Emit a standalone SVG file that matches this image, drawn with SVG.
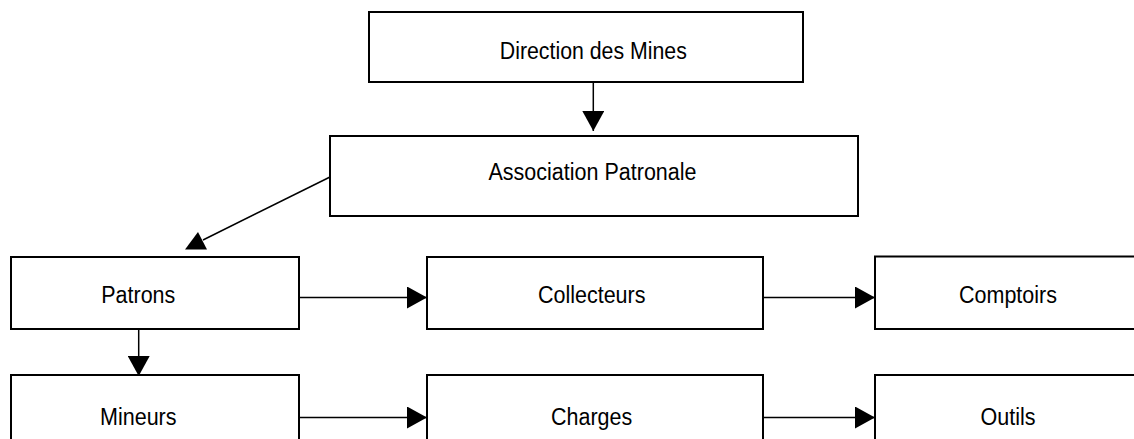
<svg xmlns="http://www.w3.org/2000/svg" width="1134" height="439" viewBox="0 0 1134 439">
<style>
.box{fill:#fff;stroke:#000;stroke-width:2}
.lbl{font-family:"Liberation Sans",Arial,sans-serif;font-size:23px;fill:#000;text-anchor:middle}
.ln{stroke:#000;stroke-width:1.5;fill:none}
</style>
<defs>
<marker id="ah" markerUnits="userSpaceOnUse" markerWidth="20" markerHeight="22" refX="20" refY="11" orient="auto" viewBox="0 0 20 22">
<path d="M0,0 L20,11 L0,22 Z" fill="#000"/>
</marker>
</defs>
<rect width="1134" height="439" fill="#fff"/>
<g id="direction"><rect class="box" x="369" y="12" width="434" height="70"/><text class="lbl" x="593.3" y="59.3" textLength="187" lengthAdjust="spacingAndGlyphs">Direction des Mines</text></g>
<g id="association"><rect class="box" x="330" y="136" width="528" height="80"/><text class="lbl" x="592.5" y="180" textLength="208" lengthAdjust="spacingAndGlyphs">Association Patronale</text></g>
<g id="patrons"><rect class="box" x="11" y="257" width="288" height="72"/><text class="lbl" x="138.3" y="302.7" textLength="74" lengthAdjust="spacingAndGlyphs">Patrons</text></g>
<g id="collecteurs"><rect class="box" x="427" y="257" width="336" height="72"/><text class="lbl" x="591.7" y="302.7" textLength="107.5" lengthAdjust="spacingAndGlyphs">Collecteurs</text></g>
<g id="comptoirs"><rect class="box" x="875" y="256.5" width="275" height="72.5"/><text class="lbl" x="1008" y="302.7" textLength="98" lengthAdjust="spacingAndGlyphs">Comptoirs</text></g>
<g id="mineurs"><rect class="box" x="11" y="375" width="288" height="72"/><text class="lbl" x="138.3" y="425" textLength="76.5" lengthAdjust="spacingAndGlyphs">Mineurs</text></g>
<g id="charges"><rect class="box" x="427" y="375" width="336" height="72"/><text class="lbl" x="591.6" y="425" textLength="81.2" lengthAdjust="spacingAndGlyphs">Charges</text></g>
<g id="outils"><rect class="box" x="875" y="375" width="275" height="72"/><text class="lbl" x="1008" y="425" textLength="55" lengthAdjust="spacingAndGlyphs">Outils</text></g>
<g id="connectors">
<line class="ln" x1="593.3" y1="83" x2="593.3" y2="131" marker-end="url(#ah)"/>
<line class="ln" x1="330" y1="177" x2="203" y2="240"/>
<polygon points="185,249.5 207,249.5 198,232" fill="#000"/>
<line class="ln" x1="138.7" y1="330" x2="138.7" y2="376" marker-end="url(#ah)"/>
<line class="ln" x1="300" y1="297.5" x2="427" y2="297.5" marker-end="url(#ah)"/>
<line class="ln" x1="764" y1="297.5" x2="875" y2="297.5" marker-end="url(#ah)"/>
<line class="ln" x1="300" y1="417.5" x2="427" y2="417.5" marker-end="url(#ah)"/>
<line class="ln" x1="764" y1="417.5" x2="875" y2="417.5" marker-end="url(#ah)"/>
</g>
</svg>
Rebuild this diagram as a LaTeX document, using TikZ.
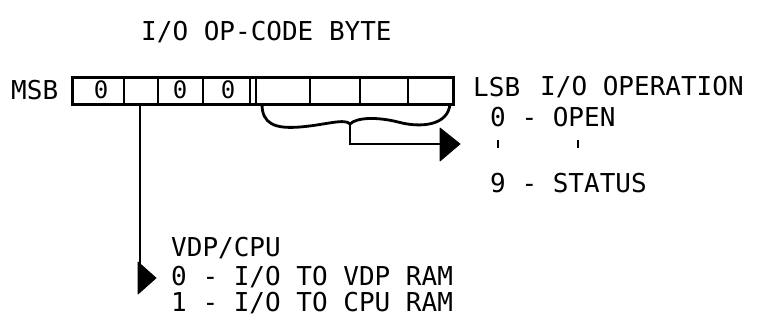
\documentclass[tikz,border=0pt]{standalone}
\usepackage{fontspec}
\newfontfamily\monofam{DejaVu Sans Mono}
\begin{document}
\begin{tikzpicture}[x=1pt,y=-1pt,
  lbl/.style={font=\monofam\fontsize{26}{26}\selectfont, anchor=west, inner sep=0pt},
  bit/.style={font=\monofam\fontsize{24}{24}\selectfont, inner sep=0pt},
  frame/.style={line width=3pt},
  divider/.style={line width=2.4pt},
  conn/.style={line width=2.8pt},
  tick/.style={line width=2.6pt},
  tipfill/.style={fill=black, draw=black, line width=0.8pt, line join=round}]
\useasboundingbox[fill=white] (0,0) rectangle (765,324);
% texts
\node[lbl] (title) at (141,32) {I/O OP-CODE BYTE};
\node[lbl] (msb) at (11,90) {MSB};
\node[lbl] (lsb) at (473,87) {LSB};
\node[lbl] (ioop) at (540,87) {I/O OPERATION};
\node[lbl] (open) at (490,117) {0 - OPEN};
\node[lbl] (status) at (490,183) {9 - STATUS};
\node[lbl] (vdpcpu) at (171,248) {VDP/CPU};
\node[lbl] (vdpram) at (171,277) {0 - I/O TO VDP RAM};
\node[lbl] (cpuram) at (171,303) {1 - I/O TO CPU RAM};
% byte box
\node[draw, frame, minimum width=381pt, minimum height=27pt, inner sep=0pt] (byte) at (262.5,90.5) {};
\foreach \x in {124,158,203,250,256,310,360,408}
  \draw[divider] (\x,77) -- (\x,104);
\node[bit] (b7) at (101,90) {0};
\node[bit] (b5) at (180,90) {0};
\node[bit] (b4) at (228,90) {0};
% VDP/CPU arrow
\coordinate (vtop) at (140,104);
\coordinate (vbot) at (140,278);
\draw[conn] (vtop) -- (vbot);
\fill[tipfill] (138,262) -- (156,278) -- (138,294) -- cycle;
% brace
\coordinate (bl) at (262,104);
\coordinate (br) at (450,104);
\coordinate (bc) at (350,124);
\coordinate (bs) at (350,144);
\coordinate (be) at (441,144);
\draw[conn, line join=round] (bl) .. controls (262,124) and (275,129) .. (300,127)
   .. controls (325,125) and (345,118) .. (bc)
   .. controls (357,117) and (378,117) .. (398,122)
   .. controls (420,128) and (448,126) .. (br);
\draw[conn] (bc) -- (bs) -- (be);
\fill[tipfill] (440,128) -- (460,144) -- (440,161) -- cycle;
% ticks
\draw[tick] (498,140) -- (498,148);
\draw[tick] (578,140) -- (578,148);
\end{tikzpicture}
\end{document}
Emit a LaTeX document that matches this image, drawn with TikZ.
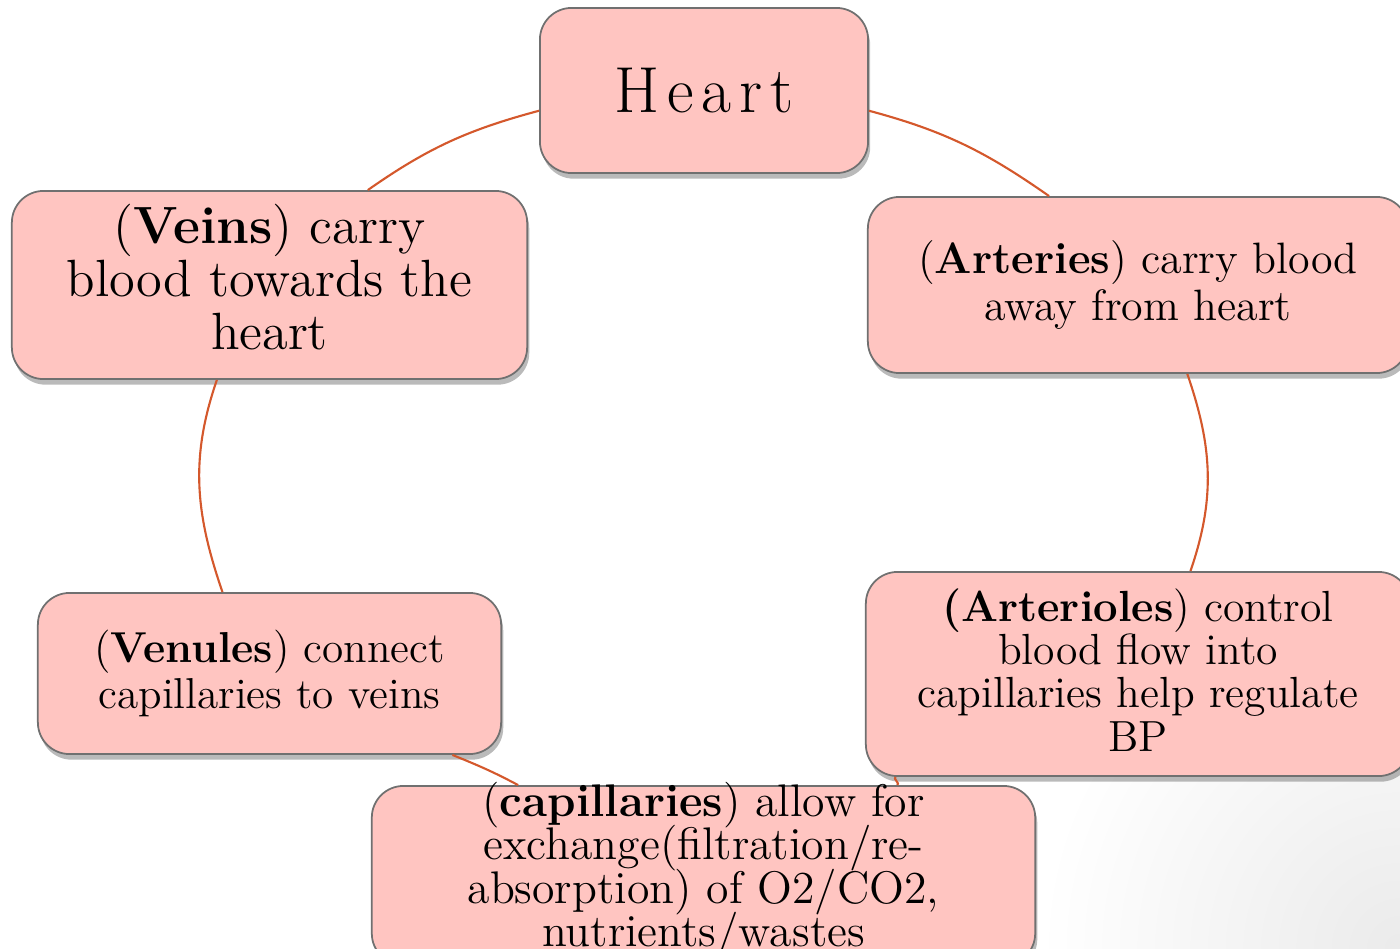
\documentclass[tikz,border=0pt]{standalone}
\usepackage{fontspec}
\usetikzlibrary{shadows}
\definecolor{boxfill}{RGB}{255,197,193}
\definecolor{boxdraw}{RGB}{112,112,112}
\definecolor{conn}{RGB}{212,88,44}
\tikzset{
  box/.style={draw=boxdraw, line width=0.5pt, fill=boxfill, rounded corners=9pt,
    align=center, inner sep=0pt,
    drop shadow={shadow xshift=0.6pt, shadow yshift=-1.6pt, opacity=0.45, fill=black!60}},
  txt/.style={align=center, inner sep=0pt},
  link/.style={draw=conn, line width=0.6pt},
}
\newcommand{\boxfont}[2]{\fontsize{#1}{#2}\selectfont\lineskiplimit=-30pt\relax}
\newcommand{\lsp}{\kern2.2pt}
\begin{document}
\begin{tikzpicture}[x=0.01cm,y=-0.01cm]
\useasboundingbox (0,0) rectangle (1400,949);
\shade[inner color=black!8, outer color=white] (1400,949) circle[radius=3.6cm];

\node[box, minimum width=3.28cm, minimum height=1.65cm, font=\boxfont{18.5}{20}] (heart) at (704,90.5) {H\lsp e\lsp a\lsp r\lsp t};

\node[box, minimum width=5.15cm, minimum height=1.88cm] (veins) at (269.5,285) {};
\node[txt, font=\boxfont{14.9}{15.1}] (veinsText) at (269.5,277) {(\textbf{Veins}) carry\\blood towards the\\heart};

\node[box, minimum width=5.4cm, minimum height=1.76cm, font=\boxfont{12.5}{13.3}] (arteries) at (1138,285) {(\textbf{Arteries}) carry blood\\away from heart};

\node[box, minimum width=5.44cm, minimum height=2.04cm] (arterioles) at (1138,674) {};
\node[txt, font=\boxfont{12.4}{12.3}] (arteriolesText) at (1138,670) {\textbf{(Arterioles}) control\\blood flow into\\capillaries help regulate\\BP};

\node[box, minimum width=4.63cm, minimum height=1.61cm, font=\boxfont{12.3}{13}] (venules) at (269.5,673.5) {(\textbf{Venules}) connect\\capillaries to veins};

\node[box, minimum width=6.63cm, minimum height=1.79cm] (capillaries) at (703.5,875.5) {};
\node[txt, font=\boxfont{13}{12.4}] (capillariesText) at (703.5,870) {(\textbf{capillaries}) allow for\\exchange(filtration/re-\\absorption) of O2/CO2,\\nutrients/wastes};

\draw[link] (heart.187.5) to[out=195,in=35] (veins.44);
\draw[link] (heart.-7.5) to[out=-15,in=145] (arteries.135);
\draw[link] (veins.241.5) to[out=251,in=109] (venules.120);
\draw[link] (arteries.-61) to[out=289,in=71] (arterioles.63);
\draw[link] (venules.-24) to[out=-22,in=152] (capillaries.154);
\draw[link] (arterioles.203.6) to[out=212,in=32] (capillaries.25.6);
\end{tikzpicture}
\end{document}
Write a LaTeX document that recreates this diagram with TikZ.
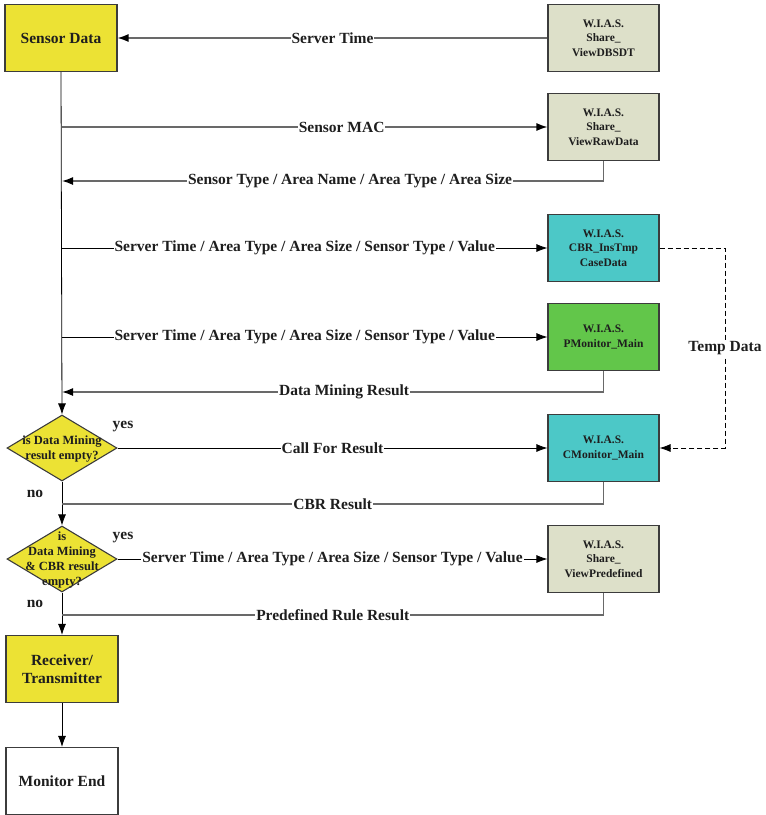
\documentclass[tikz,border=0pt]{standalone}
\usepackage{fontspec}
\setmainfont{Liberation Serif}
\usetikzlibrary{shapes.geometric,arrows.meta}

\definecolor{boxyellow}{RGB}{236,226,52}
\definecolor{boxgray}{RGB}{221,224,201}
\definecolor{boxcyan}{RGB}{76,200,199}
\definecolor{boxgreen}{RGB}{98,198,74}
\definecolor{edgegray}{RGB}{105,105,105}
\definecolor{framegray}{RGB}{60,60,60}
\definecolor{inkdark}{RGB}{30,30,30}

\begin{document}
\begin{tikzpicture}[x=1pt,y=-1pt,
  every node/.style={text=inkdark},
  bigfont/.style={font=\bfseries\fontsize{15.5}{18}\selectfont},
  box/.style={draw=framegray, line width=1.1pt, minimum width=111pt,
    minimum height=67pt, inner sep=0pt, align=center,
    font=\bfseries\fontsize{11.5}{14.5}\selectfont},
  mainbox/.style={box, minimum width=112pt, bigfont},
  decision/.style={diamond, draw=framegray, line width=1.1pt, fill=boxyellow,
    minimum width=110pt, minimum height=66pt, inner sep=0pt},
  dtext/.style={align=center, inner sep=0pt, font=\bfseries\fontsize{12.5}{15.3}\selectfont},
  tipc/.style={-{Latex[length=11pt,width=8pt,color=black]}},
  fwd/.style={draw=black, line width=0.8pt},
  ret/.style={draw=edgegray, line width=1.4pt},
  lbl/.style={fill=white, inner sep=1pt, bigfont},
  tag/.style={inner sep=0pt, bigfont}
]
\useasboundingbox (0,0) rectangle (766,815);

% left column
\node[mainbox, fill=boxyellow] (sensor) at (61,38) {Sensor Data};
\node[decision] (d1) at (62,448) {};
\node[dtext] at (62,449) {is Data Mining\\result empty?};
\node[decision] (d2) at (62,559) {};
\node[dtext] at (62,560) {is\\Data Mining\\\& CBR result\\empty?};
\node[mainbox, fill=boxyellow] (recv) at (62,669) {Receiver/\\Transmitter};
\node[mainbox, fill=white] (mend) at (62,781) {Monitor End};

% right column
\node[box, fill=boxgray] (dbsdt) at (603.5,38) {W.I.A.S.\\Share\_\\ViewDBSDT};
\node[box, fill=boxgray] (raw) at (603.5,127) {W.I.A.S.\\Share\_\\ViewRawData};
\node[box, fill=boxcyan] (cbr) at (603.5,248) {W.I.A.S.\\CBR\_InsTmp\\CaseData};
\node[box, fill=boxgreen] (pmon) at (603.5,337) {W.I.A.S.\\PMonitor\_Main};
\node[box, fill=boxcyan] (cmon) at (603.5,448) {W.I.A.S.\\CMonitor\_Main};
\node[box, fill=boxgray] (pre) at (603.5,559) {W.I.A.S.\\Share\_\\ViewPredefined};

% junctions on the main line and corners of the return lines
\coordinate (j1) at (62,127);
\coordinate (j2) at (62,181);
\coordinate (j3) at (62,248);
\coordinate (j4) at (62,337);
\coordinate (j5) at (62,392);
\coordinate (j6) at (62,504);
\coordinate (j7) at (62,615);
\coordinate (c2) at (603.5,181);
\coordinate (c5) at (603.5,392);
\coordinate (c6) at (603.5,504);
\coordinate (c7) at (603.5,615);
\coordinate (t1) at (725,248);
\coordinate (t2) at (725,448);

% main vertical flow
\draw[fwd, tipc] (sensor.south) -- (d1.north);
\draw[fwd, tipc] (d1.south) -- (d2.north);
\draw[fwd, tipc] (d2.south) -- (recv.north);
\draw[fwd, tipc] (recv.south) -- (mend.north);

% exchanges with the W.I.A.S. views
\draw[ret, tipc] (dbsdt.west) -- node[lbl]{Server Time} (sensor.east);
\draw[ret, tipc] (j1) -- node[lbl, pos=0.576]{Sensor MAC} (raw.west);
\draw[ret, tipc] (raw.south) -- (c2) -- node[lbl, pos=0.468]{Sensor Type / Area Name / Area Type / Area Size} (j2);
\draw[fwd, tipc] (j3) -- node[lbl]{Server Time / Area Type / Area Size / Sensor Type / Value} (cbr.west);
\draw[fwd, tipc] (j4) -- node[lbl]{Server Time / Area Type / Area Size / Sensor Type / Value} (pmon.west);
\draw[ret, tipc] (pmon.south) -- (c5) -- node[lbl, pos=0.479]{Data Mining Result} (j5);
\draw[fwd, tipc] (d1.east) -- node[lbl]{Call For Result} (cmon.west);
\draw[ret] (cmon.south) -- (c6) -- node[lbl]{CBR Result} (j6);
\draw[fwd, tipc] (d2.east) -- node[lbl]{Server Time / Area Type / Area Size / Sensor Type / Value} (pre.west);
\draw[ret] (pre.south) -- (c7) -- node[lbl]{Predefined Rule Result} (j7);

% temporary case data handed over to the monitor
\draw[fwd, dash pattern=on 5pt off 3pt, tipc] (cbr.east) -- (t1) -- node[lbl]{Temp Data} (t2) -- (cmon.east);

% branch tags
\node[tag] (y1) at (123,427) {yes};
\node[tag] (n1) at (35,494) {no};
\node[tag] (y2) at (123,538) {yes};
\node[tag] (n2) at (35,604) {no};
\end{tikzpicture}
\end{document}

■ ■ ■ ■

> _What to work on_
Retype exactly the lines from the one with "Emit a LaTeX" through the one with "(veinsText) at (269.5,277)", both included, and nothing else; leave out the pictures.

> _Complete output_
Emit a LaTeX document that matches this image, drawn with TikZ.
\documentclass[tikz,border=0pt]{standalone}
\usepackage{fontspec}
\usetikzlibrary{shadows}
\definecolor{boxfill}{RGB}{255,197,193}
\definecolor{boxdraw}{RGB}{112,112,112}
\definecolor{conn}{RGB}{212,88,44}
\tikzset{
  box/.style={draw=boxdraw, line width=0.5pt, fill=boxfill, rounded corners=9pt,
    align=center, inner sep=0pt,
    drop shadow={shadow xshift=0.6pt, shadow yshift=-1.6pt, opacity=0.45, fill=black!60}},
  txt/.style={align=center, inner sep=0pt},
  link/.style={draw=conn, line width=0.6pt},
}
\newcommand{\boxfont}[2]{\fontsize{#1}{#2}\selectfont\lineskiplimit=-30pt\relax}
\newcommand{\lsp}{\kern2.2pt}
\begin{document}
\begin{tikzpicture}[x=0.01cm,y=-0.01cm]
\useasboundingbox (0,0) rectangle (1400,949);
\shade[inner color=black!8, outer color=white] (1400,949) circle[radius=3.6cm];

\node[box, minimum width=3.28cm, minimum height=1.65cm, font=\boxfont{18.5}{20}] (heart) at (704,90.5) {H\lsp e\lsp a\lsp r\lsp t};

\node[box, minimum width=5.15cm, minimum height=1.88cm] (veins) at (269.5,285) {};
\node[txt, font=\boxfont{14.9}{15.1}] (veinsText) at (269.5,277) {(\textbf{Veins}) carry\\blood towards the\\heart};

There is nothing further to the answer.